What you should do
Will you output all of the data below exactly, omitting the images?

Input records
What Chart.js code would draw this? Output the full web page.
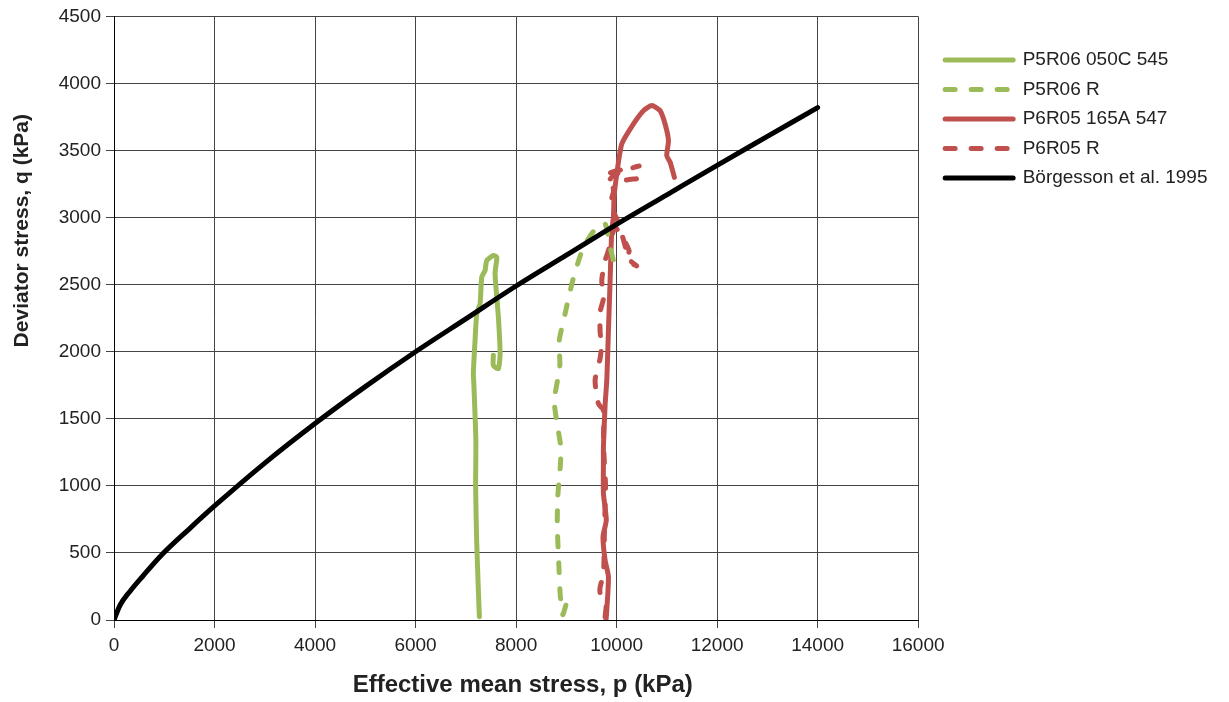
<!DOCTYPE html>
<html>
<head>
<meta charset="utf-8">
<script src="https://cdn.jsdelivr.net/npm/chart.js@4.4.0/dist/chart.umd.min.js"></script>
<style>
  html, body { margin: 0; padding: 0; background: #fff; }
</style>
</head>
<body>
<canvas id="myChart" width="1229" height="702"></canvas>
<script>
Chart.defaults.font.family = "'Liberation Sans', Arial, sans-serif";
Chart.defaults.color = '#222';

// P5R06 050C 545 (green, solid)
const p5Solid_p = [7270, 7250, 7215, 7195, 7200, 7160, 7150, 7184, 7218, 7284, 7317, 7383, 7417, 7548, 7616, 7582, 7648, 7682, 7648, 7548, 7548];
const p5Solid_q = [25, 220, 600, 1000, 1340, 1760, 1840, 2085, 2283, 2358, 2556, 2606, 2680, 2718, 2705, 2581, 2259, 1986, 1874, 1899, 1973];

// P5R06 R (green, dashed)
const p5R_p = [8990, 8930, 8880, 8850, 8820, 8830, 8880, 8890, 8800, 8760, 8870, 8860, 8975, 9128, 9340, 9606, 9771, 9871, 9937];
const p5R_q = [110, 40, 180, 420, 700, 920, 1150, 1290, 1500, 1640, 1890, 2085, 2283, 2532, 2780, 2929, 2954, 2780, 2680];

// P6R05 165A 547 (red, solid)
const p6Solid_p = [9790, 9805, 9838, 9771, 9730, 9795, 9738, 9738, 9738, 9771, 9805, 9838, 9871, 9904, 9937, 9950, 10004, 10103, 10335, 10534, 10700, 10866, 10965, 11032, 10998, 11065, 11131, 11150];
const p6Solid_q = [0, 74, 322, 447, 620, 745, 944, 1191, 1290, 1600, 1787, 2160, 2532, 2904, 3003, 3152, 3326, 3549, 3698, 3797, 3835, 3797, 3698, 3574, 3462, 3413, 3326, 3300];

// P6R05 R (red, dashed)
const p6R_p = [9771, 9790, 9672, 9672, 9740, 9760, 9780, 9740, 9738, 9638, 9572, 9672, 9700, 9672, 9672, 9740, 9705, 9771, 9838, 9904, 9970, 10150, 10250, 10200, 10300, 10400, 10250, 10050, 9880, 9940, 9870, 10150, 10450, 10100, 9870, 10150, 10400];
const p6R_q = [25, 120, 200, 245, 350, 700, 1000, 1300, 1564, 1613, 1787, 1950, 2050, 2147, 2296, 2400, 2532, 2680, 2755, 2854, 2929, 2830, 2750, 2700, 2660, 2640, 2690, 2950, 3100, 3200, 3330, 3360, 3385, 3345, 3290, 3280, 3290];

// Börgesson et al. 1995 (black)
const borg_p = [0, 120, 320, 580, 975, 1500, 2000, 3000, 4000, 5000, 6000, 7000, 8000, 9000, 10000, 11000, 12000, 13000, 14000];
const borg_q = [0, 110, 215, 330, 495, 680, 850, 1170, 1465, 1740, 2000, 2245, 2490, 2720, 2950, 3170, 3390, 3605, 3820];

const green = '#9BBB59';
const red = '#C0504D';

function pts(px, qy) {
    return px.map((v, i) => ({ x: v, y: qy[i] }));
}

function series(label, px, qy, color, dashed, order) {
    return {
        label: label,
        data: pts(px, qy),
        showLine: true,
        borderColor: color,
        backgroundColor: color,
        borderWidth: 5,
        borderDash: dashed ? [10, 16] : [],
        borderCapStyle: 'round',
        borderJoinStyle: 'round',
        pointRadius: 0,
        pointHoverRadius: 0,
        tension: 0.2,
        order: order
    };
}

// move the legend a bit away from the plot area
const legendShift = {
    id: 'legendShift',
    afterLayout(chart) {
        const lg = chart.legend;
        const dx = chart.chartArea.right + 27 - (lg.left + lg.options.labels.padding);
        lg.left += dx;
        lg.right += dx;
    }
};

const borg = series('Börgesson et al. 1995', borg_p, borg_q, '#000', false, 0);
borg.cubicInterpolationMode = 'monotone';

const ctx = document.getElementById('myChart');

new Chart(ctx, {
    type: 'scatter',
    data: {
        datasets: [
            series('P5R06 050C 545', p5Solid_p, p5Solid_q, green, false, 1),
            series('P5R06 R', p5R_p, p5R_q, green, true, 1),
            series('P6R05 165A 547', p6Solid_p, p6Solid_q, red, false, 1),
            series('P6R05 R', p6R_p, p6R_q, red, true, 1),
            borg
        ]
    },
    options: {
        responsive: false,
        animation: false,
        devicePixelRatio: 1,
        layout: {
            padding: { top: 16, right: 28, bottom: 0, left: 0 }
        },
        scales: {
            x: {
                type: 'linear',
                min: 0,
                max: 16000,
                ticks: {
                    stepSize: 2000,
                    padding: 6,
                    font: { size: 19 },
                    callback: v => String(v)
                },
                grid: { color: '#444', lineWidth: 1, tickLength: 8 },
                border: { color: '#000', width: 1 },
                title: {
                    display: true,
                    text: '  Effective mean stress, p (kPa)',
                    font: { size: 24, weight: 'bold' },
                    padding: { top: 0, bottom: 2 }
                },
                afterFit: s => { s.height = 82; }
            },
            y: {
                type: 'linear',
                min: 0,
                max: 4500,
                ticks: {
                    stepSize: 500,
                    padding: 5,
                    font: { size: 19 },
                    callback: v => String(v)
                },
                grid: { color: '#444', lineWidth: 1, tickLength: 8 },
                border: { color: '#000', width: 1 },
                title: {
                    display: true,
                    // leading blanks push the label up, as in the original
                    text: ' '.repeat(30) + 'Deviator stress, q (kPa)',
                    font: { size: 21, weight: 'bold' },
                    padding: { top: 10, bottom: 0 }
                },
                afterFit: s => { s.width = 114; }
            }
        },
        plugins: {
            tooltip: { enabled: false },
            legend: {
                position: 'right',
                align: 'start',
                title: {
                    display: true,
                    text: '',
                    font: { size: 1, lineHeight: 1 },
                    padding: { top: 23, bottom: 0 }
                },
                labels: {
                    usePointStyle: true,
                    pointStyle: 'line',
                    pointStyleWidth: 68,
                    padding: 10.5,
                    font: { size: 19 },
                    color: '#222',
                    sort: (a, b) => a.datasetIndex - b.datasetIndex,
                    generateLabels: chart => {
                        const items = Chart.defaults.plugins.legend.labels.generateLabels(chart);
                        return items.map(it => {
                            const ds = chart.data.datasets[it.datasetIndex];
                            it.lineDash = ds.borderDash;
                            it.lineCap = 'round';
                            it.lineWidth = ds.borderWidth;
                            it.strokeStyle = ds.borderColor;
                            return it;
                        });
                    }
                }
            }
        }
    },
    plugins: [legendShift]
});
</script>
</body>
</html>
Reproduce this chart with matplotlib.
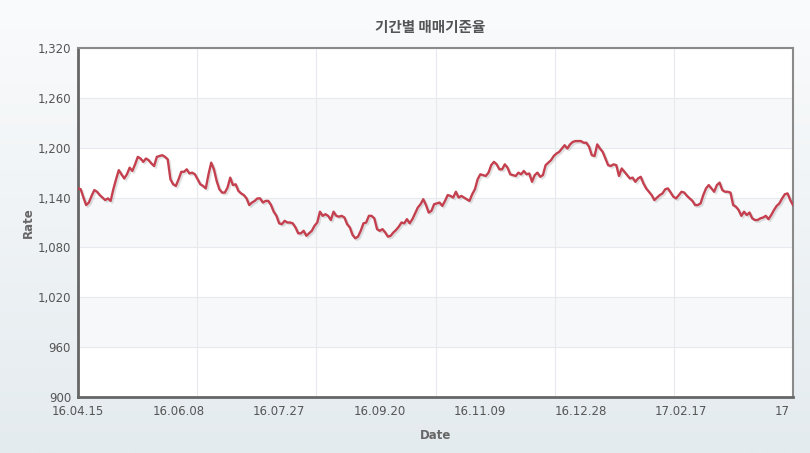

Result
What Chart.js code would draw this? Output the full web page.
<!DOCTYPE html>
<html>
<head>
<meta charset="utf-8">
<script src="https://cdn.jsdelivr.net/npm/chart.js@4.4.0/dist/chart.umd.min.js"></script>
<style>
  html, body { margin: 0; padding: 0; background: #fff; }
</style>
</head>
<body>
<canvas id="myChart" width="1229" height="702"></canvas>
<script>
Chart.defaults.font.family = "'Liberation Sans', Arial, sans-serif";
Chart.defaults.color = '#222';

// P5R06 050C 545 (green, solid)
const p5Solid_p = [7270, 7250, 7215, 7195, 7200, 7160, 7150, 7184, 7218, 7284, 7317, 7383, 7417, 7548, 7616, 7582, 7648, 7682, 7648, 7548, 7548];
const p5Solid_q = [25, 220, 600, 1000, 1340, 1760, 1840, 2085, 2283, 2358, 2556, 2606, 2680, 2718, 2705, 2581, 2259, 1986, 1874, 1899, 1973];

// P5R06 R (green, dashed)
const p5R_p = [8990, 8930, 8880, 8850, 8820, 8830, 8880, 8890, 8800, 8760, 8870, 8860, 8975, 9128, 9340, 9606, 9771, 9871, 9937];
const p5R_q = [110, 40, 180, 420, 700, 920, 1150, 1290, 1500, 1640, 1890, 2085, 2283, 2532, 2780, 2929, 2954, 2780, 2680];

// P6R05 165A 547 (red, solid)
const p6Solid_p = [9790, 9805, 9838, 9771, 9730, 9795, 9738, 9738, 9738, 9771, 9805, 9838, 9871, 9904, 9937, 9950, 10004, 10103, 10335, 10534, 10700, 10866, 10965, 11032, 10998, 11065, 11131, 11150];
const p6Solid_q = [0, 74, 322, 447, 620, 745, 944, 1191, 1290, 1600, 1787, 2160, 2532, 2904, 3003, 3152, 3326, 3549, 3698, 3797, 3835, 3797, 3698, 3574, 3462, 3413, 3326, 3300];

// P6R05 R (red, dashed)
const p6R_p = [9771, 9790, 9672, 9672, 9740, 9760, 9780, 9740, 9738, 9638, 9572, 9672, 9700, 9672, 9672, 9740, 9705, 9771, 9838, 9904, 9970, 10150, 10250, 10200, 10300, 10400, 10250, 10050, 9880, 9940, 9870, 10150, 10450, 10100, 9870, 10150, 10400];
const p6R_q = [25, 120, 200, 245, 350, 700, 1000, 1300, 1564, 1613, 1787, 1950, 2050, 2147, 2296, 2400, 2532, 2680, 2755, 2854, 2929, 2830, 2750, 2700, 2660, 2640, 2690, 2950, 3100, 3200, 3330, 3360, 3385, 3345, 3290, 3280, 3290];

// Börgesson et al. 1995 (black)
const borg_p = [0, 120, 320, 580, 975, 1500, 2000, 3000, 4000, 5000, 6000, 7000, 8000, 9000, 10000, 11000, 12000, 13000, 14000];
const borg_q = [0, 110, 215, 330, 495, 680, 850, 1170, 1465, 1740, 2000, 2245, 2490, 2720, 2950, 3170, 3390, 3605, 3820];

const green = '#9BBB59';
const red = '#C0504D';

function pts(px, qy) {
    return px.map((v, i) => ({ x: v, y: qy[i] }));
}

function series(label, px, qy, color, dashed, order) {
    return {
        label: label,
        data: pts(px, qy),
        showLine: true,
        borderColor: color,
        backgroundColor: color,
        borderWidth: 5,
        borderDash: dashed ? [10, 16] : [],
        borderCapStyle: 'round',
        borderJoinStyle: 'round',
        pointRadius: 0,
        pointHoverRadius: 0,
        tension: 0.2,
        order: order
    };
}

// move the legend a bit away from the plot area
const legendShift = {
    id: 'legendShift',
    afterLayout(chart) {
        const lg = chart.legend;
        const dx = chart.chartArea.right + 27 - (lg.left + lg.options.labels.padding);
        lg.left += dx;
        lg.right += dx;
    }
};

const borg = series('Börgesson et al. 1995', borg_p, borg_q, '#000', false, 0);
borg.cubicInterpolationMode = 'monotone';

const ctx = document.getElementById('myChart');

new Chart(ctx, {
    type: 'scatter',
    data: {
        datasets: [
            series('P5R06 050C 545', p5Solid_p, p5Solid_q, green, false, 1),
            series('P5R06 R', p5R_p, p5R_q, green, true, 1),
            series('P6R05 165A 547', p6Solid_p, p6Solid_q, red, false, 1),
            series('P6R05 R', p6R_p, p6R_q, red, true, 1),
            borg
        ]
    },
    options: {
        responsive: false,
        animation: false,
        devicePixelRatio: 1,
        layout: {
            padding: { top: 16, right: 28, bottom: 0, left: 0 }
        },
        scales: {
            x: {
                type: 'linear',
                min: 0,
                max: 16000,
                ticks: {
                    stepSize: 2000,
                    padding: 6,
                    font: { size: 19 },
                    callback: v => String(v)
                },
                grid: { color: '#444', lineWidth: 1, tickLength: 8 },
                border: { color: '#000', width: 1 },
                title: {
                    display: true,
                    text: '  Effective mean stress, p (kPa)',
                    font: { size: 24, weight: 'bold' },
                    padding: { top: 0, bottom: 2 }
                },
                afterFit: s => { s.height = 82; }
            },
            y: {
                type: 'linear',
                min: 0,
                max: 4500,
                ticks: {
                    stepSize: 500,
                    padding: 5,
                    font: { size: 19 },
                    callback: v => String(v)
                },
                grid: { color: '#444', lineWidth: 1, tickLength: 8 },
                border: { color: '#000', width: 1 },
                title: {
                    display: true,
                    // leading blanks push the label up, as in the original
                    text: ' '.repeat(30) + 'Deviator stress, q (kPa)',
                    font: { size: 21, weight: 'bold' },
                    padding: { top: 10, bottom: 0 }
                },
                afterFit: s => { s.width = 114; }
            }
        },
        plugins: {
            tooltip: { enabled: false },
            legend: {
                position: 'right',
                align: 'start',
                title: {
                    display: true,
                    text: '',
                    font: { size: 1, lineHeight: 1 },
                    padding: { top: 23, bottom: 0 }
                },
                labels: {
                    usePointStyle: true,
                    pointStyle: 'line',
                    pointStyleWidth: 68,
                    padding: 10.5,
                    font: { size: 19 },
                    color: '#222',
                    sort: (a, b) => a.datasetIndex - b.datasetIndex,
                    generateLabels: chart => {
                        const items = Chart.defaults.plugins.legend.labels.generateLabels(chart);
                        return items.map(it => {
                            const ds = chart.data.datasets[it.datasetIndex];
                            it.lineDash = ds.borderDash;
                            it.lineCap = 'round';
                            it.lineWidth = ds.borderWidth;
                            it.strokeStyle = ds.borderColor;
                            return it;
                        });
                    }
                }
            }
        }
    },
    plugins: [legendShift]
});
</script>
</body>
</html>
Reproduce this chart with matplotlib.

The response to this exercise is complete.